Türkiye’nin farklı bölgelerinde, ülke turizmine katma değer yaratacak yatırımlara devam edeceklerini belirten Ömer Tosun şu ifadeleri kullandı: “Museum Hotel olarak Kapadokya haricinde ülkemizin başka bölgelerinde de şubeler açmayı planlıyoruz. Özellikle İstanbul ve Güneydoğu’da bir şehir önceliklerimiz arasında. Bu hatadan dönülmezse ilerde daha büyük karmaşaları konuşuyor olacağımız da kesin. Şu an Kapadokya bölgesine büyük katma değer sağlayacak lüks termal otel projeleri üzerinde yoğun bir çalışma içerisindeyiz. Bu projelerimizin her birinde kendine özgü konseptler ve markalar oluşturuyoruz. Herhangi bir önemli markanın başına ve sonuna “The” ve “Kapadokya” ekleyerek bir markalaşma çalışmasına gitmeyeceğimizden emin olabilirsiniz.” dedi.
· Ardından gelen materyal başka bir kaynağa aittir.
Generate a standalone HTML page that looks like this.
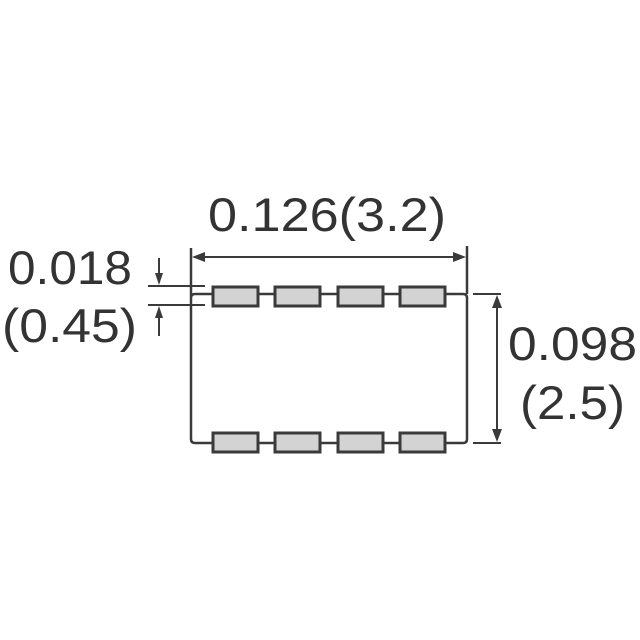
<!DOCTYPE html>
<html><head><style>body{margin:0;background:#fff}svg{display:block}</style></head><body>
<svg width="640" height="640" viewBox="0 0 640 640" xmlns="http://www.w3.org/2000/svg">
<g stroke="#3a3a3a" fill="none" stroke-width="2.5">
<path d="M191 248 V439 Q191 443 195 443 H463 Q467 443 467 439 V298 Q467 294 463 294 H195 Q191 294 191 298"/>
<line x1="467" y1="246" x2="467" y2="294"/>
<line x1="200" y1="257" x2="458" y2="257" stroke-width="2"/>
<line x1="148" y1="286" x2="205" y2="286" stroke-width="2"/>
<line x1="148" y1="305" x2="205" y2="305" stroke-width="2"/>
<line x1="473" y1="294" x2="501" y2="294" stroke-width="2"/>
<line x1="473" y1="443" x2="501" y2="443" stroke-width="2"/>
<line x1="497" y1="305" x2="497" y2="432" stroke-width="2"/>
<line x1="159" y1="258" x2="159" y2="276" stroke-width="2"/>
<line x1="159" y1="316" x2="159" y2="336" stroke-width="2"/>
</g>
<g fill="#3a3a3a">
<polygon points="192,257 205,252 205,262"/>
<polygon points="466,257 453,252 453,262"/>
<polygon points="497,295 492,308 502,308"/>
<polygon points="497,442 492,429 502,429"/>
<polygon points="159,285 155,273 163,273"/>
<polygon points="159,306 155,318 163,318"/>
</g>
<g fill="#d3d3d3" stroke="#3a3a3a" stroke-width="3">
<rect x="213" y="287" width="45" height="19"/><rect x="275" y="287" width="45" height="19"/><rect x="338" y="287" width="45" height="19"/><rect x="400" y="287" width="45" height="19"/>
<rect x="213" y="433" width="45" height="19"/><rect x="275" y="433" width="45" height="19"/><rect x="338" y="433" width="45" height="19"/><rect x="400" y="433" width="45" height="19"/>
</g>
<g font-family="Liberation Sans, sans-serif" font-size="47" fill="#333">
<text x="208" y="231" textLength="238" lengthAdjust="spacingAndGlyphs">0.126(3.2)</text>
<text x="8" y="284" textLength="124" lengthAdjust="spacingAndGlyphs">0.018</text>
<text x="2" y="342" textLength="135" lengthAdjust="spacingAndGlyphs">(0.45)</text>
<text x="508" y="360" textLength="129" lengthAdjust="spacingAndGlyphs">0.098</text>
<text x="520" y="419" textLength="105" lengthAdjust="spacingAndGlyphs">(2.5)</text>
</g>
</svg>
</body></html>
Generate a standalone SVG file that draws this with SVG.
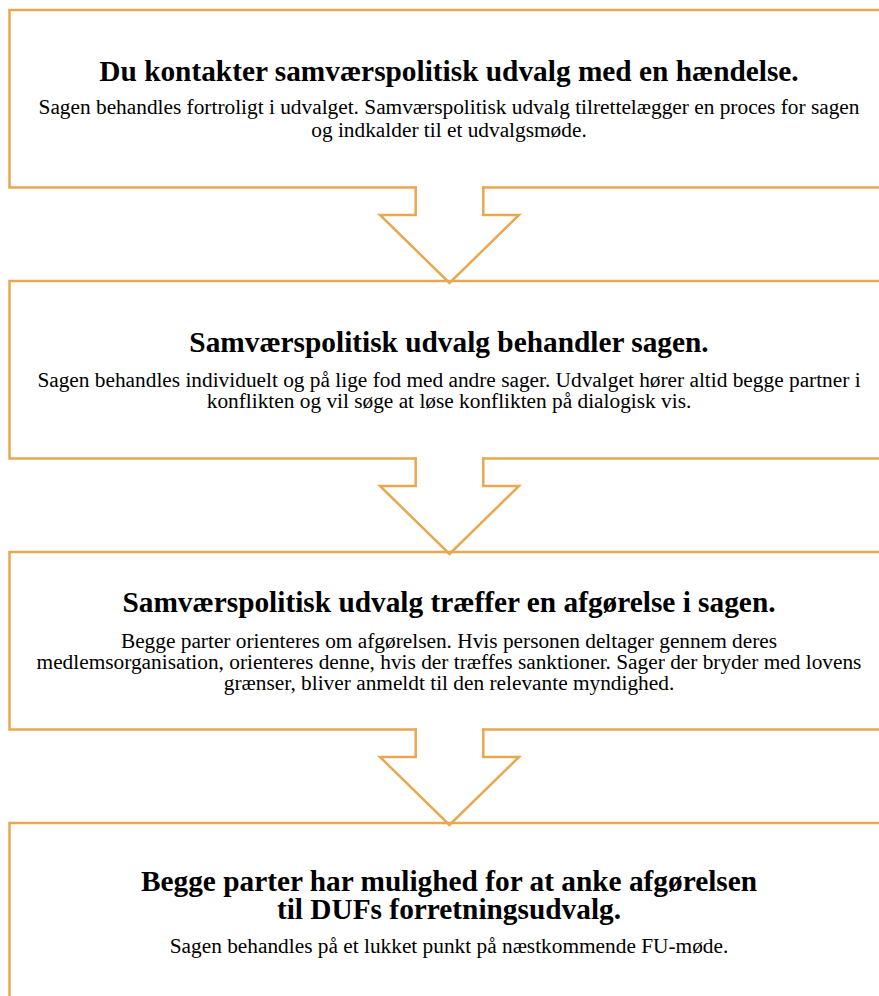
<svg xmlns="http://www.w3.org/2000/svg" width="879" height="996" viewBox="0 0 879 996">
<style>
.ol{fill:none;stroke:#E6A94F;stroke-width:2.5;stroke-linecap:square;stroke-linejoin:miter}
.t{font-family:"Liberation Serif","Times New Roman",serif;font-weight:bold;font-size:29.33px;fill:#000;text-anchor:middle}
.b{font-family:"Liberation Serif","Times New Roman",serif;font-size:21.33px;fill:#000;text-anchor:middle}
</style>
<rect width="879" height="996" fill="#fff"/>
<g id="step1">
<path class="ol" d="M415.7 187.5 L9.5 187.5 L9.5 10 L888.5 10 L888.5 187.5 L483.3 187.5"/>
<text class="t" x="449" y="81">Du kontakter samværspolitisk udvalg med en hændelse.</text>
<text class="b" x="449" y="114.3">Sagen behandles fortroligt i udvalget. Samværspolitisk udvalg tilrettelægger en proces for sagen</text>
<text class="b" x="449" y="136.5">og indkalder til et udvalgsmøde.</text>
</g>
<g id="step2">
<path class="ol" d="M415.7 458.5 L9.5 458.5 L9.5 281 L888.5 281 L888.5 458.5 L483.3 458.5"/>
<text class="t" x="449" y="351.7">Samværspolitisk udvalg behandler sagen.</text>
<text class="b" x="449" y="386.7">Sagen behandles individuelt og på lige fod med andre sager. Udvalget hører altid begge partner i</text>
<text class="b" x="449" y="408.3">konflikten og vil søge at løse konflikten på dialogisk vis.</text>
</g>
<g id="step3">
<path class="ol" d="M415.7 729.5 L9.5 729.5 L9.5 552 L888.5 552 L888.5 729.5 L483.3 729.5"/>
<text class="t" x="449" y="611.7">Samværspolitisk udvalg træffer en afgørelse i sagen.</text>
<text class="b" x="449" y="647.7">Begge parter orienteres om afgørelsen. Hvis personen deltager gennem deres</text>
<text class="b" x="449" y="668.7">medlemsorganisation, orienteres denne, hvis der træffes sanktioner. Sager der bryder med lovens</text>
<text class="b" x="449" y="689.7">grænser, bliver anmeldt til den relevante myndighed.</text>
</g>
<g id="step4">
<path class="ol" d="M9.5 1010 L9.5 823 L888.5 823 L888.5 1010"/>
<text class="t" x="449" y="891">Begge parter har mulighed for at anke afgørelsen</text>
<text class="t" x="449" y="919">til DUFs forretningsudvalg.</text>
<text class="b" x="449" y="953">Sagen behandles på et lukket punkt på næstkommende FU-møde.</text>
</g>
<g id="connectors">
<path class="ol" d="M415.7 187.5 L415.7 215 L380 215 L449.5 283 L519 215 L483.3 215 L483.3 187.5"/>
<path class="ol" d="M415.7 458.5 L415.7 486 L380 486 L449.5 554 L519 486 L483.3 486 L483.3 458.5"/>
<path class="ol" d="M415.7 729.5 L415.7 757 L380 757 L449.5 825 L519 757 L483.3 757 L483.3 729.5"/>
</g>
</svg>
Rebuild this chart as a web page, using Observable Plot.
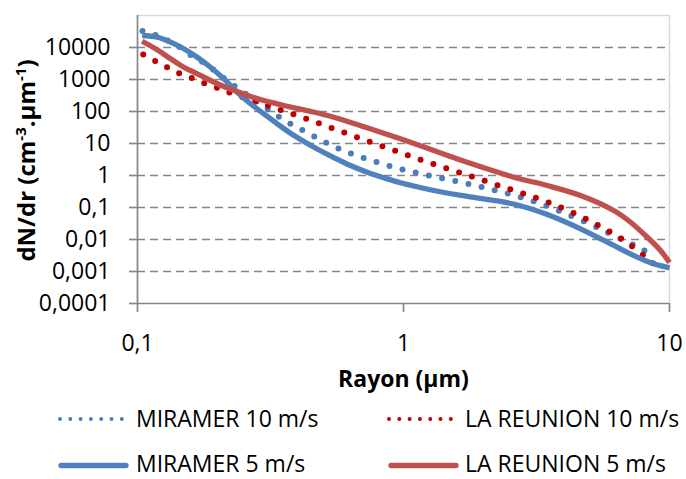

Ömer Tosun son olarak, “Türkiye Turizm Geliştirme ve Tanıtım Ajansı ve Türkiye Turizm Yatırımcıları Derneği Yönetim Kurulu’nda görev alıyorum. Aynı zamanda DEİK Brezilya İş Konseyi Başkan yardımcısıyım. Her platformda dile getirdiğimiz bir konu var; Türkiye olarak her sektörde dünyaca bilinen markalar oluşturmalıyız. Bu da ancak yeni özgün markalar ve özgün fikirler ile mümkün. Bu anlamda, var olan, kendini ispat etmiş markaların korunması da bir o kadar önemli” dedi.